**Work required**. Copy, from the entries below, each line in which the string "matplotlib" appears.

**Record excerpts**.
+++++

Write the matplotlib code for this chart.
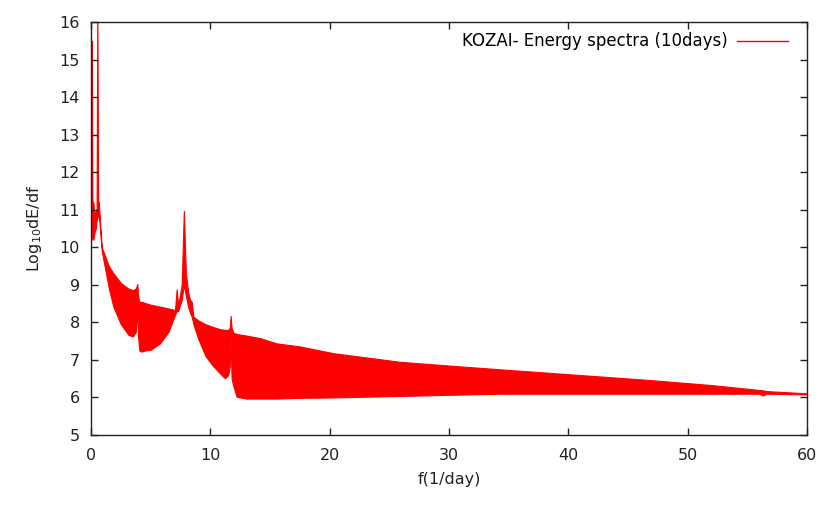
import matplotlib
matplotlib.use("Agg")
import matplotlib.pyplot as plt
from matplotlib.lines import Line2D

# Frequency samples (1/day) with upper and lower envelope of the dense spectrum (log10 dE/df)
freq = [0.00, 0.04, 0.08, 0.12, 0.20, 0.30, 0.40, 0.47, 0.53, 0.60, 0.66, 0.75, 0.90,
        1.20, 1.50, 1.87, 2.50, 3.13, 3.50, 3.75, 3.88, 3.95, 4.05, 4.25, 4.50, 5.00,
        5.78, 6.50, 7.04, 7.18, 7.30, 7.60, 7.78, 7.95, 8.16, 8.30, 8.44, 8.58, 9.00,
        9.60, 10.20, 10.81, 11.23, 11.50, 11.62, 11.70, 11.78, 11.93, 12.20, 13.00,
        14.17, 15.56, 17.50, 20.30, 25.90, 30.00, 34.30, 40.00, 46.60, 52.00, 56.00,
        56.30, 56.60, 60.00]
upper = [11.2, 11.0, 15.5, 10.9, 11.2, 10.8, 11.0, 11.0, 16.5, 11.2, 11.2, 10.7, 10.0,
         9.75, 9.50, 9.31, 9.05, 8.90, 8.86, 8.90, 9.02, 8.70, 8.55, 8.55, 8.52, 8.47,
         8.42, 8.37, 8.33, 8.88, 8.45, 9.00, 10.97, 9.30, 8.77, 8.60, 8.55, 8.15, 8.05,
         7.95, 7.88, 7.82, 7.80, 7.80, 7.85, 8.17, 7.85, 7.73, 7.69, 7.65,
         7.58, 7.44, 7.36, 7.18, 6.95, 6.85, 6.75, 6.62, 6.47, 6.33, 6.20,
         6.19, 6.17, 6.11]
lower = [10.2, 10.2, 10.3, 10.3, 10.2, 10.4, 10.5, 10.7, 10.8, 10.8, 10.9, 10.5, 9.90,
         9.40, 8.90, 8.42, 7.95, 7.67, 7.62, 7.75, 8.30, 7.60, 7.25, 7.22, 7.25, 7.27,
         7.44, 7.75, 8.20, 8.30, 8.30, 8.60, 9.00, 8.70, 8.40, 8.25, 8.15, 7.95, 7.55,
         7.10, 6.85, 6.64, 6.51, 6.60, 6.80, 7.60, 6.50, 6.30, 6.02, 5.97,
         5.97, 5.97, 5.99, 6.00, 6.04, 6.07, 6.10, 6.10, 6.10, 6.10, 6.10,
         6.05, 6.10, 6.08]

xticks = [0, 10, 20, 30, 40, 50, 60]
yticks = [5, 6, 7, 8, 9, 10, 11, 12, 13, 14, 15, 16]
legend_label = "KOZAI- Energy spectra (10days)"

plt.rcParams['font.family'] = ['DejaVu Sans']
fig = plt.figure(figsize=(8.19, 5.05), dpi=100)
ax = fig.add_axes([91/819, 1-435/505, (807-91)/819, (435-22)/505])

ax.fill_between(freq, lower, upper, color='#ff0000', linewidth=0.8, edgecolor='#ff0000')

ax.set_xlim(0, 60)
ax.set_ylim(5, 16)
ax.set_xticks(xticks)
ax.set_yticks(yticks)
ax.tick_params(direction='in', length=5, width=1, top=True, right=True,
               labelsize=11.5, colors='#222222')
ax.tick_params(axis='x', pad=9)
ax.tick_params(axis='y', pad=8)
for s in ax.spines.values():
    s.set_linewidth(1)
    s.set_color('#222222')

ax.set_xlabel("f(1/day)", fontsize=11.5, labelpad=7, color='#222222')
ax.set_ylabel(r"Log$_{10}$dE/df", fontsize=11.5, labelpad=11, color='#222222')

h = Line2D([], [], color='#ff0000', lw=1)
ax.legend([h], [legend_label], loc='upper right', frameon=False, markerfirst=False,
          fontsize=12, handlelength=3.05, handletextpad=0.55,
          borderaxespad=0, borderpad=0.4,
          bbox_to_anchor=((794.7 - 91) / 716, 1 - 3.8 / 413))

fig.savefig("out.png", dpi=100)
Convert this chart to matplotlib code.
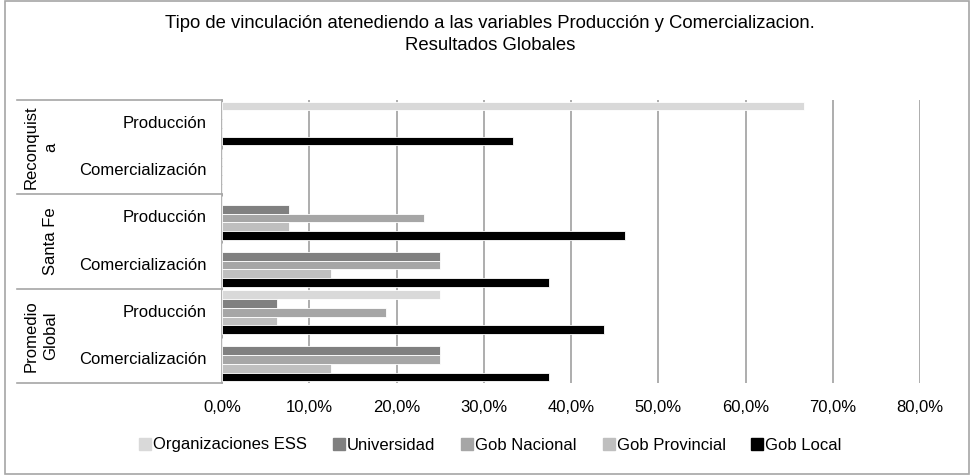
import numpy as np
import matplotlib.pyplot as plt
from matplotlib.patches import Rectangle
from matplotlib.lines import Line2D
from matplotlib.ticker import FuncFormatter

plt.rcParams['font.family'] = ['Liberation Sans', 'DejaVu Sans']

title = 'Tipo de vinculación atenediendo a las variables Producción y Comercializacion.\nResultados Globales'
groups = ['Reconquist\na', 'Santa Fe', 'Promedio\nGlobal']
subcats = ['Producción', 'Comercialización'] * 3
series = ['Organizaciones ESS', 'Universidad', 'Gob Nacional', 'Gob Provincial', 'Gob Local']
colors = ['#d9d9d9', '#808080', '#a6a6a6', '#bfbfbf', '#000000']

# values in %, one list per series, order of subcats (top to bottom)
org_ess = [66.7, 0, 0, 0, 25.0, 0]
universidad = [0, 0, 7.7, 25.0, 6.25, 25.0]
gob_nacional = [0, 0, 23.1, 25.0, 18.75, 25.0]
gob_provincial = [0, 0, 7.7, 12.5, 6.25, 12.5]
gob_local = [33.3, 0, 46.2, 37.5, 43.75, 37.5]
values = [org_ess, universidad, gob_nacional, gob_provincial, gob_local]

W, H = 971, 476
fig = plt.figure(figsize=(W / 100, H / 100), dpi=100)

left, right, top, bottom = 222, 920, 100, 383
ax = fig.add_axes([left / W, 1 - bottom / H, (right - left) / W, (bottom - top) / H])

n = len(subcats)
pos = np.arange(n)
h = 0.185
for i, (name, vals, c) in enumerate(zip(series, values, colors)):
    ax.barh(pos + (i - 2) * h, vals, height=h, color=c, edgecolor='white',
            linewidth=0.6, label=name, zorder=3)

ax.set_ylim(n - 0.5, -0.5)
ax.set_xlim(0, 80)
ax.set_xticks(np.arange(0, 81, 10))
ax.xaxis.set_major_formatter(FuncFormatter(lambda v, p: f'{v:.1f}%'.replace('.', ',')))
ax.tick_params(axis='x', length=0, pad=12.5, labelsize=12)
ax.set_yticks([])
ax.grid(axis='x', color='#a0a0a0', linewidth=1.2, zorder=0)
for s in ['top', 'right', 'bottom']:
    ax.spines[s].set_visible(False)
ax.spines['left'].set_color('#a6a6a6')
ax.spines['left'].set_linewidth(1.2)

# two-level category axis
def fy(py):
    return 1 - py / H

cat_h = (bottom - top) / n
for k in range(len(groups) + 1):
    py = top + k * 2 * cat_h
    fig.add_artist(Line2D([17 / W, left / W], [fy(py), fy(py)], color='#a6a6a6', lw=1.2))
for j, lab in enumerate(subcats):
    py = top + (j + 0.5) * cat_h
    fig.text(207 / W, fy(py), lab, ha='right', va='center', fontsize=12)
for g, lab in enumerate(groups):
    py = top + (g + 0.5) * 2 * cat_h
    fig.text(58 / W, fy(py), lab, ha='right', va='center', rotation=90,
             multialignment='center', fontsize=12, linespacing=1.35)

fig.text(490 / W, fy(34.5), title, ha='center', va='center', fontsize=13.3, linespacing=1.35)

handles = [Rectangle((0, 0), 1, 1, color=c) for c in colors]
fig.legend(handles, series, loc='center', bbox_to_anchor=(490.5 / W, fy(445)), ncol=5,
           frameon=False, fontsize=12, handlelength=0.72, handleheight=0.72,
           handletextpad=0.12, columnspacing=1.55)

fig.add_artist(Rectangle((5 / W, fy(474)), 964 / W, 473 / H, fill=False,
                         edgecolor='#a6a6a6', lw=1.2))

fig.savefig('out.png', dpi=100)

+++++

**Worked solution**.
Write the matplotlib code for this chart.
import matplotlib
matplotlib.use("Agg")
import matplotlib.pyplot as plt
from matplotlib.lines import Line2D
Convert this chart to matplotlib code.
import matplotlib.pyplot as plt
from matplotlib.patches import Rectangle
from matplotlib.lines import Line2D
from matplotlib.ticker import FuncFormatter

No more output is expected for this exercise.